Early History of the Gardens

Drs. John and Samuel Bard

The gardens at Hyde Park were first developed by Samuel Bard, son of John Bard, a respected physician in New York City. Intending to retire from medicine and pursue an agrarian life, John Bard established a farm at Hyde Park that included a house, barn, and a large apple orchard. Although financial struggles prevented him from retiring to Hyde Park as planned, he kept the property as a country seat and maintained the farm. Bard finally retired permanently to Hyde Park in 1798.

Samuel Bard showed an interest in the discipline of landscape design early in his father’s ownership of Hyde Park. In letters that he wrote home to his father while studying medicine in Edinburgh in 1764, Samuel excitedly implored his father to consider aesthetic attributes when laying out his estate grounds. While it does not appear that John Bard implemented any of his son’s suggestions, Samuel got the chance to put his theories into practice when he inherited the land in 1799.

Appreciating the scenic value of the western portion of the land overlooking the Hudson River, Samuel built a large house on the highest point of the property at the edge of the terrace, where the Vanderbilt mansion stands today. He also built a garden and greenhouse, though the exact location is not known. Bard’s son-in-law and biographer, John McVickar, writes about Bard’s “enjoyment of his garden and conservatory, which were stored with the choicest native and exotic plants.”

 

Establishing a Country Estate: John Hosack

Within eight years following his death in 1820, Samuel Bard’s heirs sold Hyde Park to his former student and partner, Dr. David Hosack. Hosack’s ownership of the property spanned only seven years, from 1828 until his death in 1835, yet it was one of the most influential with respect to the overall layout of the estate grounds. Hosack was an accomplished physician as well as an avid horticulturist. Hosack was a professor at the College of Physicians and Surgeons at Columbia University and established the Elgin Botanical Gardens in 1801, the first botanic garden in the United States. Hosack invested in numerous landscape improvements and welcomed visitors. Soon Hyde Park became “an obligatory stopping point on the Hudson.”

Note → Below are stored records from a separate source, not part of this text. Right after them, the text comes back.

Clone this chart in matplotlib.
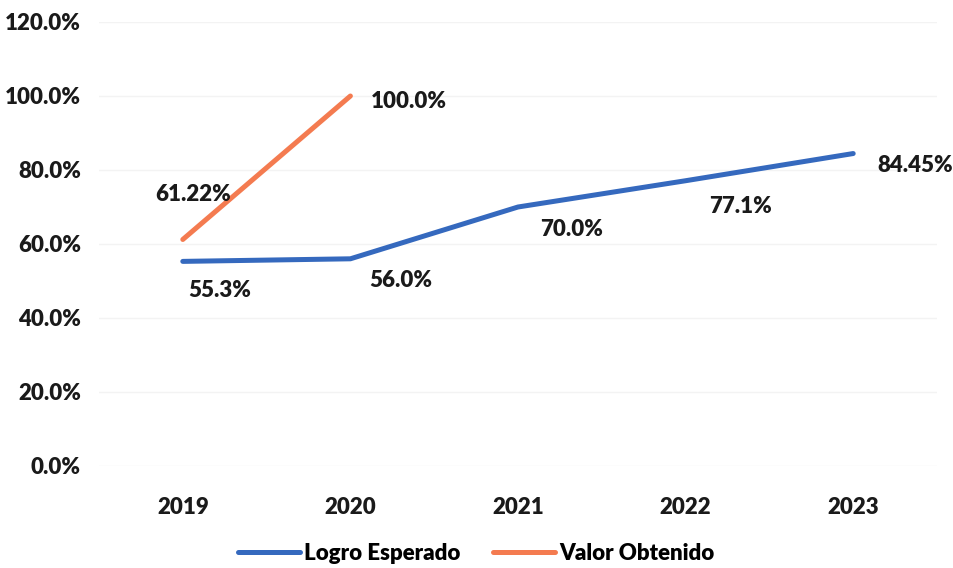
import matplotlib
matplotlib.use("Agg")
import matplotlib.pyplot as plt

years = ["2019", "2020", "2021", "2022", "2023"]
logro = [55.3, 56.0, 70.0, 77.1, 84.45]
logro_labels = ["55.3%", "56.0%", "70.0%", "77.1%", "84.45%"]
valor = [61.22, 100.0]
valor_labels = ["61.22%", "100.0%"]
y_ticks = [0, 20, 40, 60, 80, 100, 120]

# label offsets in pixels (dx, dy)
logro_off = [(37, -29), (50, -22), (54, -23), (55, -26), (62, -12)]
valor_off = [(10, 45), (58, -5)]

plt.rcParams['font.family'] = ['Lato', 'DejaVu Sans']
FS = 16
W = 'heavy'

fig = plt.figure(figsize=(9.54, 5.68), dpi=100)
ax = fig.add_axes([99 / 954, 102 / 568, 838 / 954, 444 / 568])

x = list(range(len(years)))
blue = "#3569BE"
orange = "#F47B50"
ax.plot(x, logro, color=blue, lw=3.6, solid_capstyle='round', label="Logro Esperado")
ax.plot(x[:len(valor)], valor, color=orange, lw=3.6, solid_capstyle='round', label="Valor Obtenido")

for i, (v, t) in enumerate(zip(logro, logro_labels)):
    ax.annotate(t, (i, v), xytext=logro_off[i], textcoords='offset pixels',
                ha='center', va='center', fontsize=FS, fontweight=W, color='#1a1a1a')
for i, (v, t) in enumerate(zip(valor, valor_labels)):
    ax.annotate(t, (i, v), xytext=valor_off[i], textcoords='offset pixels',
                ha='center', va='center', fontsize=FS, fontweight=W, color='#1a1a1a')

ax.set_xlim(-0.5, len(years) - 0.5)
ax.set_ylim(0, 120)
ax.set_xticks(x)
ax.set_xticklabels(years)
ax.set_yticks(y_ticks)
ax.set_yticklabels([f"{v:.1f}%" for v in y_ticks])
ax.tick_params(length=0, labelsize=FS, colors='#1a1a1a')
ax.tick_params(axis='x', pad=22)
ax.tick_params(axis='y', pad=13)
for lab in ax.get_xticklabels() + ax.get_yticklabels():
    lab.set_fontweight(W)
ax.grid(axis='y', color='#f3f3f3', lw=1)
ax.set_axisbelow(True)
for s in ax.spines.values():
    s.set_visible(False)

fig.legend(loc='center', bbox_to_anchor=(0.499, 0.026), ncol=2, frameon=False,
           handlelength=2.8, handletextpad=0.15, columnspacing=1.5,
           prop={'weight': W, 'size': FS})

fig.savefig("out.png", dpi=100)
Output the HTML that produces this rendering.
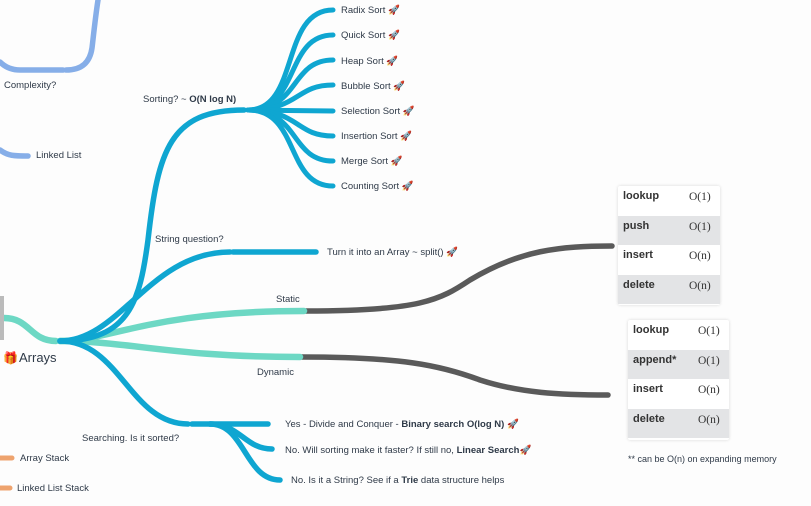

Hosack’s conservatory was described in 1830 as “a spacious edifice, constructed with great architectural taste and elegance.” An extensive ornamental garden was contiguous to the greenhouse and described by Andrew Jackson Downing as beautiful, with “herbaceous flowering plants, in arabesque beds, along the walks.” The exact location of Hosack’s gardens and conservatory are also unknown, but they were likely somewhat further north than the current gardens, perhaps just south of the ginkgo tree.

 

Development of the Formal Gardens: Langdon Ownership, 1840-1895

Following Hosack’s death, Hyde Park passed to his wife and children, who retained the property only for five additional years. In 1840, the estate was acquired by Walter Langdon through his wife Dorothea Astor Langdon, a gift from her father John Jacob Astor. Langdon built a new house to replace Hosack’s house, which burned in 1845. The new house was built in the same location as the old one, at the edge of the terrace overlooking the Hudson River. Walter Langdon died in 1847, the same year his new house was completed, and passed the estate to his children. Over the course of several years, Walter Langdon, Jr. bought the interests of his siblings, so that by 1852 he was the sole owner. The Langdon’s were occasional residents at Hyde Park and spent extended periods away.

In 1874, Langdon began the development of a new complex of greenhouses and gardens. The location of the new gardens was further south from Hosack’s gardens, where the Vanderbilt gardens are seen today. Langdon commissioned architects John H. Sturgis and Charles Brigham of Boston to design new greenhouses and garden structures.

The Sturgis and Brigham structures anchored a new complex of gardens, constructed on a series of rectangular terraces that stepped down the hillside. The level terraces were between about one hundred and one hundred and twenty feet long and about eighty feet wide and were bounded by short steep embankments. There were six terraces, with the top terrace, which held the large greenhouse, further divided into an upper terrace and a long rectangular terrace to the east. An 1897 survey shows the arrangement of garden beds, walks, slopes, greenhouses and buildings all framed by a surrounding brick wall. The garden beds on three of the terraces were laid out in geometric forms—circles, squares, rectangles, octagons—in elaborate patterns typical of the bedding gardens of the period. The perimeter wall appears to have been the only dividing structure, and all of the terraces were open to each other.

The introduction of new enclosed gardens, with their conservatories, terraces, buildings, and perimeter walls, was probably the most significant change to the landscape made by the Langdons in their 55-year ownership of Hyde Park. At the time of the Vanderbilt purchase, the Poughkeepsie Sunday Courier reported that the estate was somewhat neglected, with the hot houses “ample but empty.” It is this foundation upon which the Vanderbilts began to build.